- [Written problem] Word for word, repeat the entries, minus the pictures.

Source code of charts:
⁂
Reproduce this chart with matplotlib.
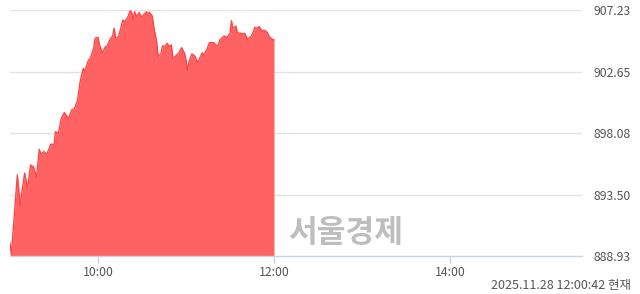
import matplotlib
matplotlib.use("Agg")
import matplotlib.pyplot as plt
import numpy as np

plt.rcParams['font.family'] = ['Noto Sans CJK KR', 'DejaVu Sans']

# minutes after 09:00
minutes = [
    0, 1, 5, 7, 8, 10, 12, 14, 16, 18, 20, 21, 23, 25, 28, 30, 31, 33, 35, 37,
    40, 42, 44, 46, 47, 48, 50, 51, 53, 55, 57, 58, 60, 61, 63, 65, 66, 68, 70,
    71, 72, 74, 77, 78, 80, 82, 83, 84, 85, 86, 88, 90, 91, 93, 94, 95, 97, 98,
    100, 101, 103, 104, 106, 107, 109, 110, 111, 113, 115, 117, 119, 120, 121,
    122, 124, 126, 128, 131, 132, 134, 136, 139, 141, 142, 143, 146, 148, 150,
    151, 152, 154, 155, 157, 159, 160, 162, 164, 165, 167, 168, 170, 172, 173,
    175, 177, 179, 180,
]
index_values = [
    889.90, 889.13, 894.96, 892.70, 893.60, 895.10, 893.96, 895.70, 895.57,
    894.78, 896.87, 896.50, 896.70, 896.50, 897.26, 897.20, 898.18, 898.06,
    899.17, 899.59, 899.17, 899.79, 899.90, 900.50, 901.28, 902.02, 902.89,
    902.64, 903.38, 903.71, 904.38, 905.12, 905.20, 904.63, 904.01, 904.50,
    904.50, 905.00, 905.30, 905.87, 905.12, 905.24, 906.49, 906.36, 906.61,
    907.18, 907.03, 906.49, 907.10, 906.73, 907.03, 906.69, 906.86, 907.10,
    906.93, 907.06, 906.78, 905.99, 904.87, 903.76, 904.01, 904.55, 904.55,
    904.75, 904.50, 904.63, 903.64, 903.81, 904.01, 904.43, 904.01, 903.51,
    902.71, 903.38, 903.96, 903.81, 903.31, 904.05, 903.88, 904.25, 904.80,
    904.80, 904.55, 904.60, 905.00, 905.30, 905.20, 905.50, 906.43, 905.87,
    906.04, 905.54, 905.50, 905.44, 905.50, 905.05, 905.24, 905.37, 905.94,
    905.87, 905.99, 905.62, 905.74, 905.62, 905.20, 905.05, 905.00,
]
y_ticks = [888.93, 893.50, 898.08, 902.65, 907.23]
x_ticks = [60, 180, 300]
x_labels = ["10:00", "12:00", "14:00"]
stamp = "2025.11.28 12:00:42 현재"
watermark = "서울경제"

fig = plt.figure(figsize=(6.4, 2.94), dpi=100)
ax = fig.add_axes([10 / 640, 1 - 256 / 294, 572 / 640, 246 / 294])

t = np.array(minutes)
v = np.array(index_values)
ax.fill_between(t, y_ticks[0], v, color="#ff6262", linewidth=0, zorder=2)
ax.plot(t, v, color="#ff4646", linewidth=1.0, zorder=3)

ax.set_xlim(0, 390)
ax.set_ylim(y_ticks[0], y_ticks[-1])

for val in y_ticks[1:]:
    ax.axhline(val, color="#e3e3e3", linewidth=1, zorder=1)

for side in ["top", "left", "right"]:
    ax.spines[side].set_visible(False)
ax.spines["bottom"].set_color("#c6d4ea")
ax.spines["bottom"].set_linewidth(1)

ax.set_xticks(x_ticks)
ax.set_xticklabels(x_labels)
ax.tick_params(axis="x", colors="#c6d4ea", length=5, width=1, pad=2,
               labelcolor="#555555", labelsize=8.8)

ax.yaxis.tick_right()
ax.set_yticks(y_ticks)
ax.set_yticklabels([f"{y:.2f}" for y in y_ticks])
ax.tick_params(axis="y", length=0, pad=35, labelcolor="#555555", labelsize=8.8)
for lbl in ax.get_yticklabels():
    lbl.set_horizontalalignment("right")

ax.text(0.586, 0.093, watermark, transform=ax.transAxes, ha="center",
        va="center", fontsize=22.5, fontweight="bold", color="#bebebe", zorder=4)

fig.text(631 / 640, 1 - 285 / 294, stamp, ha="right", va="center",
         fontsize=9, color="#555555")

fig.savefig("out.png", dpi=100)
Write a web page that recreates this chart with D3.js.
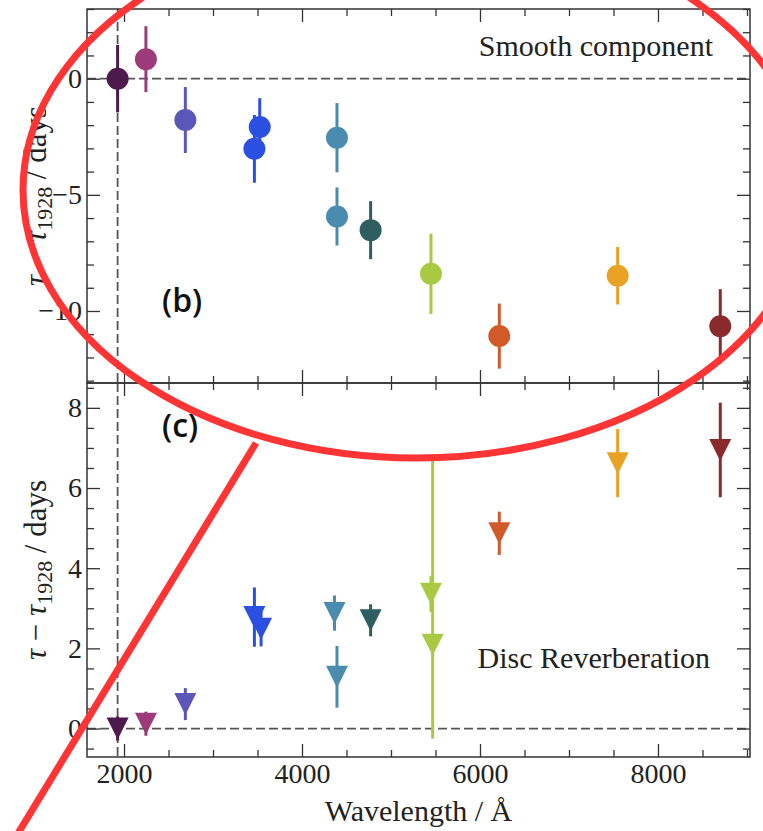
⁂
- [Task response]
Reproduce this chart with matplotlib.
import matplotlib
matplotlib.use("Agg")
import matplotlib.pyplot as plt
import numpy as np

plt.rcParams['font.family'] = ['Noto Sans CJK KR', 'DejaVu Sans']

# minutes after 09:00
minutes = [
    0, 1, 5, 7, 8, 10, 12, 14, 16, 18, 20, 21, 23, 25, 28, 30, 31, 33, 35, 37,
    40, 42, 44, 46, 47, 48, 50, 51, 53, 55, 57, 58, 60, 61, 63, 65, 66, 68, 70,
    71, 72, 74, 77, 78, 80, 82, 83, 84, 85, 86, 88, 90, 91, 93, 94, 95, 97, 98,
    100, 101, 103, 104, 106, 107, 109, 110, 111, 113, 115, 117, 119, 120, 121,
    122, 124, 126, 128, 131, 132, 134, 136, 139, 141, 142, 143, 146, 148, 150,
    151, 152, 154, 155, 157, 159, 160, 162, 164, 165, 167, 168, 170, 172, 173,
    175, 177, 179, 180,
]
index_values = [
    889.90, 889.13, 894.96, 892.70, 893.60, 895.10, 893.96, 895.70, 895.57,
    894.78, 896.87, 896.50, 896.70, 896.50, 897.26, 897.20, 898.18, 898.06,
    899.17, 899.59, 899.17, 899.79, 899.90, 900.50, 901.28, 902.02, 902.89,
    902.64, 903.38, 903.71, 904.38, 905.12, 905.20, 904.63, 904.01, 904.50,
    904.50, 905.00, 905.30, 905.87, 905.12, 905.24, 906.49, 906.36, 906.61,
    907.18, 907.03, 906.49, 907.10, 906.73, 907.03, 906.69, 906.86, 907.10,
    906.93, 907.06, 906.78, 905.99, 904.87, 903.76, 904.01, 904.55, 904.55,
    904.75, 904.50, 904.63, 903.64, 903.81, 904.01, 904.43, 904.01, 903.51,
    902.71, 903.38, 903.96, 903.81, 903.31, 904.05, 903.88, 904.25, 904.80,
    904.80, 904.55, 904.60, 905.00, 905.30, 905.20, 905.50, 906.43, 905.87,
    906.04, 905.54, 905.50, 905.44, 905.50, 905.05, 905.24, 905.37, 905.94,
    905.87, 905.99, 905.62, 905.74, 905.62, 905.20, 905.05, 905.00,
]
y_ticks = [888.93, 893.50, 898.08, 902.65, 907.23]
x_ticks = [60, 180, 300]
x_labels = ["10:00", "12:00", "14:00"]
stamp = "2025.11.28 12:00:42 현재"
watermark = "서울경제"

fig = plt.figure(figsize=(6.4, 2.94), dpi=100)
ax = fig.add_axes([10 / 640, 1 - 256 / 294, 572 / 640, 246 / 294])

t = np.array(minutes)
v = np.array(index_values)
ax.fill_between(t, y_ticks[0], v, color="#ff6262", linewidth=0, zorder=2)
ax.plot(t, v, color="#ff4646", linewidth=1.0, zorder=3)

ax.set_xlim(0, 390)
ax.set_ylim(y_ticks[0], y_ticks[-1])

for val in y_ticks[1:]:
    ax.axhline(val, color="#e3e3e3", linewidth=1, zorder=1)

for side in ["top", "left", "right"]:
    ax.spines[side].set_visible(False)
ax.spines["bottom"].set_color("#c6d4ea")
ax.spines["bottom"].set_linewidth(1)

ax.set_xticks(x_ticks)
ax.set_xticklabels(x_labels)
ax.tick_params(axis="x", colors="#c6d4ea", length=5, width=1, pad=2,
               labelcolor="#555555", labelsize=8.8)

ax.yaxis.tick_right()
ax.set_yticks(y_ticks)
ax.set_yticklabels([f"{y:.2f}" for y in y_ticks])
ax.tick_params(axis="y", length=0, pad=35, labelcolor="#555555", labelsize=8.8)
for lbl in ax.get_yticklabels():
    lbl.set_horizontalalignment("right")

ax.text(0.586, 0.093, watermark, transform=ax.transAxes, ha="center",
        va="center", fontsize=22.5, fontweight="bold", color="#bebebe", zorder=4)

fig.text(631 / 640, 1 - 285 / 294, stamp, ha="right", va="center",
         fontsize=9, color="#555555")

fig.savefig("out.png", dpi=100)
Write a web page that recreates this chart with D3.js.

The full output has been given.